The Galata Tower square has been ruined by a big cheap-concrete shopping mall, but it is still recognisably an Italian piazza. The Tower itself goes back to 1384, and there are medieval Italian buildings all around, some of them – the Peter-Paul Church especially – in good shape, others not. It is said that there are plans to turn the area into an Italian Quarter to match the restored French one behind the Galatasaray Lycée, and this would be a good idea. The Tower is obviously Renaissance–Genoese, but it was put up, not against the Turks, but against the Venetians, with whom there was deadly competition for the Black Sea trade. At the time, each ran a formidable maritime empire. The Genoese cultivated the Turks, ferried them over to Europe in 1352 and remained neutral in the siege a century later.

However, Genoa was geographically too vulnerable to survive attacks from semi-savage Swiss mountaineers in the pay of the ruler of Savoy, whereas Venice, protected by lagoons, fended off greedy bumpkins, and went on dominating the Levant trade until she in turn lost to Dutch and English interlopers. Her commercial intelligence and diplomatic service was first-rate, and the records in her archives are an important source for study of the Ottoman Empire at its zenith.

Eric Dursteler’s book is an academic study of the Venetian presence at this time. The Pope kept encouraging Venice to take up his cause, to defend Europe against Islam, but their motto was “first Venetian, then Christian” and they did business. Venetians in Constantinople shows how, on the whole, they got over religious differences as, on their side, the Ottomans also did: it is interesting to see how if they stayed for any length of time the traders (as also those of the English Levant Company) made Turkish friends, which did not happen to the same extent in, say, Morocco. At the time, the Orthodox Greeks also had good relations with the Turks, and when the ruler of Florence tried to liberate Chios, the inhabitants complained to the Pope. The Venetians, transferred to the Galata quarter, where there were wine and churches, were the best-organised foreigners. The era has left Turkey with a Venetian word for restaurant, lokanta, and Italy with a word for customs, dogana, which comes from divan.

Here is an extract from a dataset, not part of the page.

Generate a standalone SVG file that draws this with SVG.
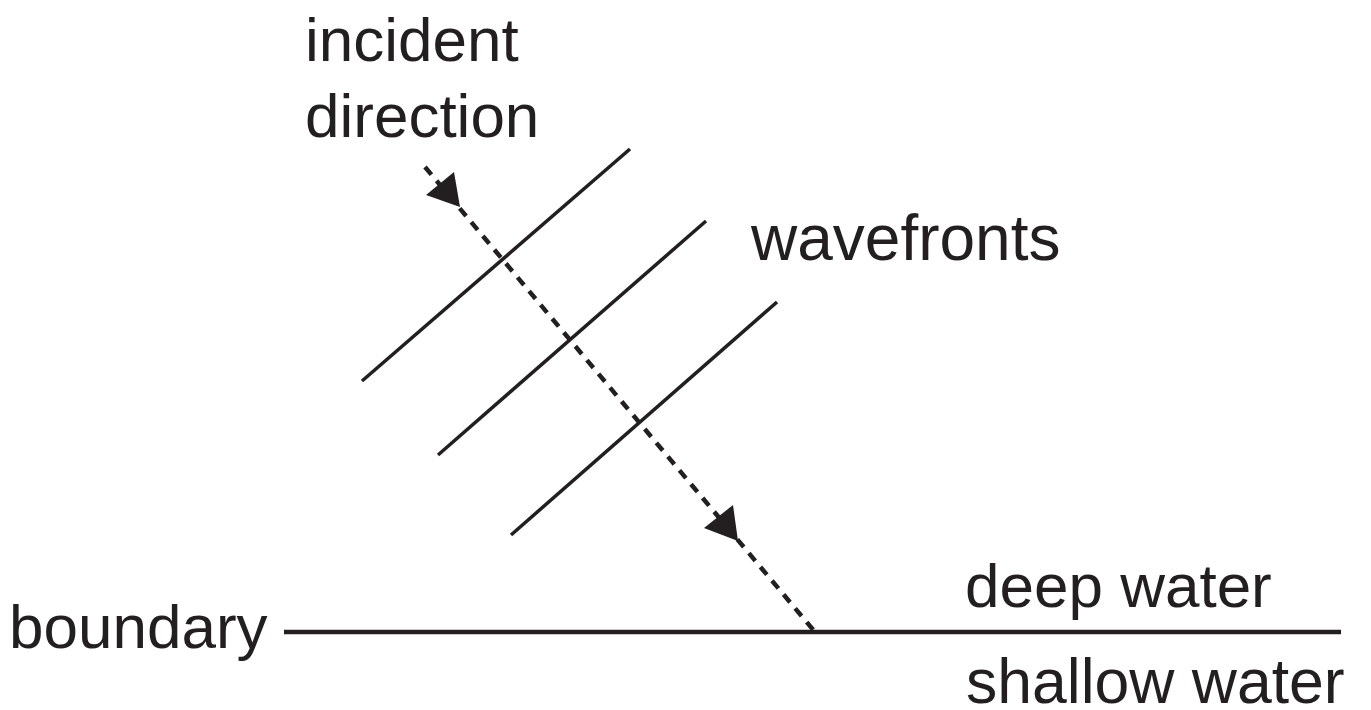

The Venetian representative, the Bailo, had grand headquarters, with a tennis court, where he had a 50-strong staff of secretaries, barbers and doctors, with a cohort of youths learning languages to become dragomans. One task was to free slaves, and to negotiate with the divan on this and commercial matters – the Bailo being a patrician, he generally handled these things well, besides being responsible for running a legal system. Mr Dursteler lists his activities – redeeming slaves (at 100,000, perhaps a fifth of the population of Istanbul around 1600) and checking on Italians who broke the convention that they should not give trade secrets or impart skills to the Turks. According to Halil İnalcık, most of the skilled artisans working in Kasımpaşa were Christian, and they (with Jews) supplied most of the jewellers and goldsmiths. It is often said that the Turks were not natural entrepreneurs, but this was not really true: they, especially the grandees, were keen traders, and there was a Fondaco dei Turchi in the Santa Croce quarter of Venice; in Bellini or Carpaccio paintings of that era you can see them, with their turbans and special clothes. Mr Dursteler has written a conscientious book based on difficult sources, and is just not lucky with his timing, in that he coincides with Professor Pippidi.